Senators Kennedy and Biden engaged in base calumny (both were “Catholics” and so should know what that means) in tearing down Robert Bork. Remember how Justice Bork would mean a return to segregated lunch counters and back alley abortions? Do you think that entire ordeal might have been a nastier and more poignant mark in the history of the Court’s politicization?

And it’s not like it started just there. How about King FDR I President Roosevelt’s court packing scheme? Does Hydra recall how a sitting US president wanted to pack the Court with a bunch of yes-men who would approve the president’s unconstitutional actions? A plan which was put on hold because sitting Supreme Court justices got the message, and then left anyway?

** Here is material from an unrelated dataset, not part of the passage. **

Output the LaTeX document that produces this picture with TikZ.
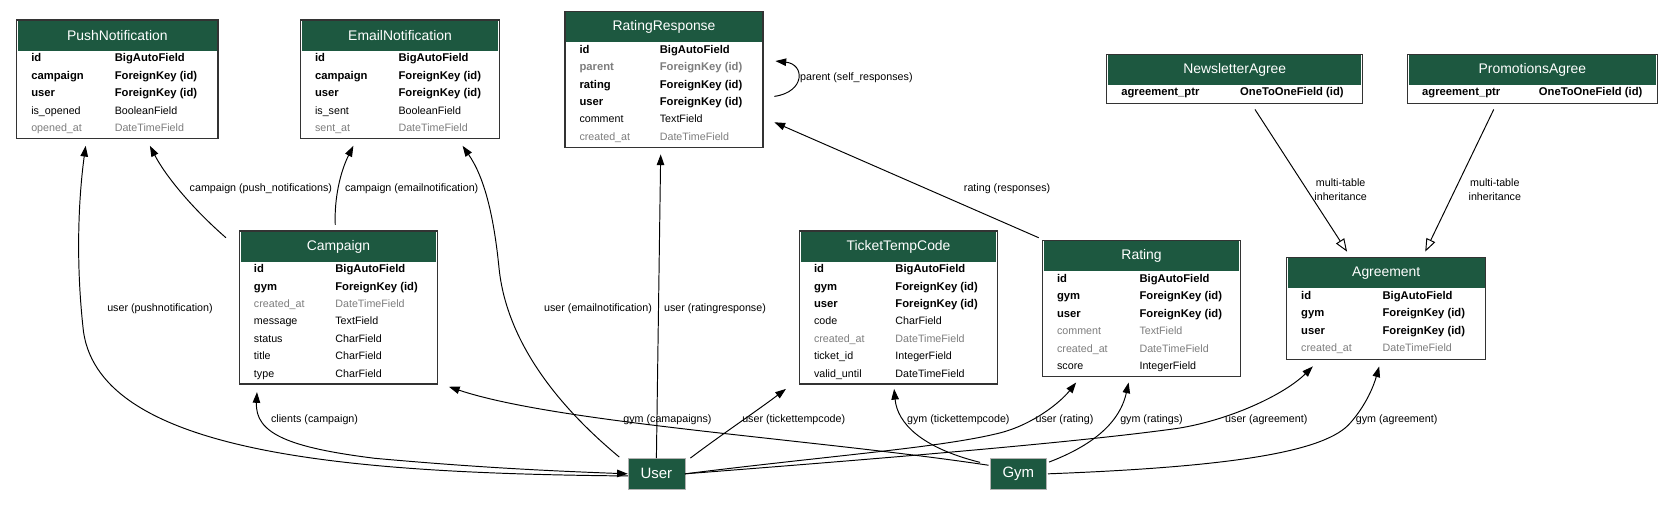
\documentclass[tikz,border=0pt]{standalone}
\usepackage{fontspec}
\setmainfont{Liberation Sans}
\usetikzlibrary{arrows.meta,calc,positioning}
\definecolor{modelgreen}{RGB}{29,88,64}
\definecolor{nullgray}{RGB}{125,125,125}
\tikzset{
  modelbox/.style={draw=black!80,line width=1.2pt,fill=white,inner sep=0pt},
  modelhead/.style={fill=modelgreen,text=white,font=\fontsize{13}{13}\selectfont,inner sep=0pt,minimum height=28pt},
  fieldtext/.style={anchor=base west,inner sep=0pt,font=\fontsize{10}{12}\selectfont},
  fb/.style={font=\fontsize{10.5}{12}\selectfont\bfseries},
  fn/.style={},
  fg/.style={text=nullgray},
  fgb/.style={text=nullgray,font=\fontsize{10.5}{12}\selectfont\bfseries},
  appnode/.style={fill=modelgreen,draw=black!30,text=white,font=\fontsize{14}{14}\selectfont,minimum width=53pt,minimum height=29pt,inner sep=0pt},
  rel/.style={line width=0.9pt,-{Triangle[length=10pt,width=7pt]}},
  relboth/.style={line width=0.9pt,{Triangle[length=10pt,width=7pt]}-{Triangle[length=10pt,width=7pt]}},
  inherit/.style={line width=0.9pt,-{Triangle[open,length=12pt,width=9pt]}},
  rellabel/.style={anchor=west,inner sep=0pt,font=\fontsize{10}{12.5}\selectfont},
}
\newcommand{\modeltable}[8]{%
  \node[modelbox,anchor=north west,minimum width=#4pt,minimum height=#5pt] (#1) at (#2,#3) {};
  \node[modelhead,anchor=north,minimum width=#4pt-2.4pt] at ($(#1.north)+(0,1.2)$) {#7};
  \foreach \fs/\fname/\ftype [count=\i] in {#8} {
    \node[fieldtext,\fs] at ($(#1.north west)+(14,23.3+16.3*\i)$) {\fname};
    \node[fieldtext,\fs] at ($(#1.north west)+(#6,23.3+16.3*\i)$) {\ftype};
  }
}
\begin{document}
\begin{tikzpicture}[x=1pt,y=-1pt]
\useasboundingbox[fill=white] (0,0) rectangle (1568,471);
\modeltable{pushn}{15}{18}{188}{111}{92}{PushNotification}{fb/id/BigAutoField, fb/campaign/{ForeignKey (id)}, fb/user/{ForeignKey (id)}, fn/is\_opened/BooleanField, fg/opened\_at/DateTimeField}
\modeltable{emailn}{280}{18}{186}{111}{92}{EmailNotification}{fb/id/BigAutoField, fb/campaign/{ForeignKey (id)}, fb/user/{ForeignKey (id)}, fn/is\_sent/BooleanField, fg/sent\_at/DateTimeField}
\modeltable{ratingresp}{527}{10}{185}{127}{89}{RatingResponse}{fb/id/BigAutoField, fgb/parent/{ForeignKey (id)}, fb/rating/{ForeignKey (id)}, fb/user/{ForeignKey (id)}, fn/comment/TextField, fg/created\_at/DateTimeField}
\modeltable{newsagree}{1033}{50}{239}{46}{125}{NewsletterAgree}{fb/agreement\_ptr/{OneToOneField (id)}}
\modeltable{promoagree}{1314}{50}{233}{46}{123}{PromotionsAgree}{fb/agreement\_ptr/{OneToOneField (id)}}
\modeltable{campaign}{223}{215}{185}{143}{90}{Campaign}{fb/id/BigAutoField, fb/gym/{ForeignKey (id)}, fg/created\_at/DateTimeField, fn/message/TextField, fn/status/CharField, fn/title/CharField, fn/type/CharField}
\modeltable{ticketcode}{746}{215}{185}{143}{90}{TicketTempCode}{fb/id/BigAutoField, fb/gym/{ForeignKey (id)}, fb/user/{ForeignKey (id)}, fn/code/CharField, fg/created\_at/DateTimeField, fn/ticket\_id/IntegerField, fn/valid\_until/DateTimeField}
\modeltable{rating}{973}{224}{185}{127}{91}{Rating}{fb/id/BigAutoField, fb/gym/{ForeignKey (id)}, fb/user/{ForeignKey (id)}, fg/comment/TextField, fg/created\_at/DateTimeField, fn/score/IntegerField}
\modeltable{agreement}{1201}{240}{186}{95}{90}{Agreement}{fb/id/BigAutoField, fb/gym/{ForeignKey (id)}, fb/user/{ForeignKey (id)}, fg/created\_at/DateTimeField}
\node[appnode] (user) at (613,442.5) {User};
\node[appnode] (gym) at (951,442.5) {Gym};
\draw[rel] ($(user.west)+(0,2)$) .. controls (330,442) and (95,425) .. (78,310) .. controls (70,240) and (74,180) .. ($(pushn.south west)+(65,6)$);
\draw[rel] ($(campaign.north west)+(-12,7)$) .. controls (180,195) and (155,165) .. ($(pushn.south west)+(125,6)$);
\draw[rel] ($(campaign.north)+(-3,-5)$) .. controls (312,185) and (318,160) .. ($(emailn.south west)+(50,6)$);
\draw[rel] ($(user.north west)+(-8,-1)$) .. controls (510,370) and (472,310) .. (466,250) .. controls (461,200) and (452,165) .. ($(emailn.south west)+(152,6)$);
\draw[rel] (user.north) -- ($(ratingresp.south west)+(90,6)$);
\draw[rel] ($(rating.north west)+(-3,-2)$) -- ($(ratingresp.south east)+(10,-24)$);
\draw[rel] ($(ratingresp.north east)+(10,80)$) .. controls (752,86) and (752,60) .. ($(ratingresp.north east)+(11,47)$);
\draw[rel] ($(gym.west)+(-1,-8)$) .. controls (760,410) and (520,395) .. ($(campaign.south east)+(10,2)$);
\draw[relboth] ($(campaign.south west)+(17,7)$) .. controls (238,405) and (270,418) .. (350,428) .. controls (450,437) and (520,440) .. (user.west);
\draw[rel] ($(user.north east)+(5,0)$) .. controls (675,405) and (705,385) .. ($(ticketcode.south west)+(-12,4)$);
\draw[rel] ($(gym.north west)+(-9,4)$) .. controls (860,418) and (838,395) .. ($(ticketcode.south west)+(89,4)$);
\draw[rel] (user.east) .. controls (780,425) and (880,418) .. (935,404) .. controls (965,396) and (990,376) .. ($(rating.south west)+(32,5)$);
\draw[rel] ($(gym.east)+(2,-11)$) .. controls (1015,418) and (1045,398) .. ($(rating.south west)+(81,5)$);
\draw[rel] (user.east) .. controls (800,430) and (1000,414) .. (1100,400) .. controls (1150,392) and (1200,368) .. ($(agreement.south west)+(25,6)$);
\draw[rel] ($(gym.east)+(1,0)$) .. controls (1150,436) and (1238,422) .. (1261,395) .. controls (1276,378) and (1283,360) .. ($(agreement.south west)+(87,6)$);
\draw[inherit] ($(newsagree.south west)+(139,5)$) -- ($(agreement.north west)+(57,-5)$);
\draw[inherit] ($(promoagree.south west)+(81,5)$) -- ($(agreement.north west)+(130,-5)$);
\node[rellabel] (lbl-pushuser) at (100,288) {user (pushnotification)};
\node[rellabel] (lbl-pushcamp) at (177,176) {campaign (push\_notifications)};
\node[rellabel] (lbl-emailcamp) at (322,176) {campaign (emailnotification)};
\node[rellabel] (lbl-emailuser) at (508,288) {user (emailnotification)};
\node[rellabel] (lbl-respuser) at (620,288) {user (ratingresponse)};
\node[rellabel] (lbl-resprating) at (900,176) {rating (responses)};
\node[rellabel] (lbl-respparent) at (747,73) {parent (self\_responses)};
\node[rellabel] (lbl-clients) at (253,392) {clients (campaign)};
\node[rellabel] (lbl-campgym) at (582,392) {gym (camapaigns)};
\node[rellabel] (lbl-ticketuser) at (693,392) {user (tickettempcode)};
\node[rellabel] (lbl-ticketgym) at (847,392) {gym (tickettempcode)};
\node[rellabel] (lbl-ratinguser) at (967,392) {user (rating)};
\node[rellabel] (lbl-ratinggym) at (1046,392) {gym (ratings)};
\node[rellabel] (lbl-agreeuser) at (1144,392) {user (agreement)};
\node[rellabel] (lbl-agreegym) at (1266,392) {gym (agreement)};
\node[rellabel,anchor=center,align=center] (lbl-newsinh) at (1252,177) {multi-table\\inheritance};
\node[rellabel,anchor=center,align=center] (lbl-promoinh) at (1396,177) {multi-table\\inheritance};
\end{tikzpicture}
\end{document}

We could go back further. How about Roger Taney taking it upon himself to overrule decades of legal and constitutional Congressional action with regards to prohibiting slavery in the territories? Or even Chief Justice Marshall, refusing to recuse himself in a case in which was directly involved, and then rendering a decision which was very much a political decision in the way in which it was delivered?

Perhaps Elizabeth should crack open a history book, otherwise she can stop pretending that the politicization of the courts is a recent phenomenon.

Meanwhile, throughout the 2016 campaign, candidate Trump devised a series of litmus tests for whomever he was to nominate to the Court, which he promised would come from a list of names produced by the Heritage Foundation and Federalist Society, two conservative organizations. Trump plucked his first Supreme Court nominee, Neil Gorsuch, from that list. Today, Trump is expected to announce nominations to several lower-profile but immensely important judgeships on the federal courts of appeals, which will also likely include names from that list.

The nerve of that guy, doing what every single presidential candidate has ever done. I mean, it’s not like Hillary Clinton clearly defined who her judicial appointments would be and what issues would be paramount to them. Nope, no litmus tests there.

This is important because lower court nominees today can become Supreme Court nominees tomorrow, which means Trump’s litmus tests for his judges threaten key components of the priceless, though fragile body of law that Justice Kennedy has carefully built over the past three decades.

I love how this paragraph treats Justice Kennedy as though he were the only individual deciding case law over the past three decades. Sure, he’s been the tie-breaking vote and has had an oversized influence on American jurisprudence, but Hydra writes as though it would just be an affront to Kennedy’s legacy if lower court appointees did not share his, ummm, unique judicial philosophy.

Hydra goes on to lament the possibility of Kennedy’s handiwork in cases such as Casey and Obergfell being undone. The judicial merits (or lack thereof) of those decisions being put aside for the moment, if those represent Anthony Kennedy’s legacy to the Court, then for his sake, he should hope they are undone. Kennedy’s opinions in those cases read less like they were crafted by a seasoned constitutional expert and more like they were written by a college-aged emo kid for a philosophy paper.

With all that being said, it’s now greatly amusing to read this penultimate paragraph after today’s developments.

At this writing, several controversial issues are making their way before the Court, from voting rights to gun regulation. This month, in fact, two separate federal courts of appeal will hear challenges to President Trump’s revised Muslim travel ban — challenges that almost certainly will arrive before the Justices. In the years ahead, Kennedy’s influence over the nation’s future will be more compelling than ever.

Justice Kennedy: brave champion of civil rights. I wonder how he voted on that travel ban thing? Oooooh. Awkward. Well, he was only joined by eight other justices, so there’s still hope, right Elizabeth?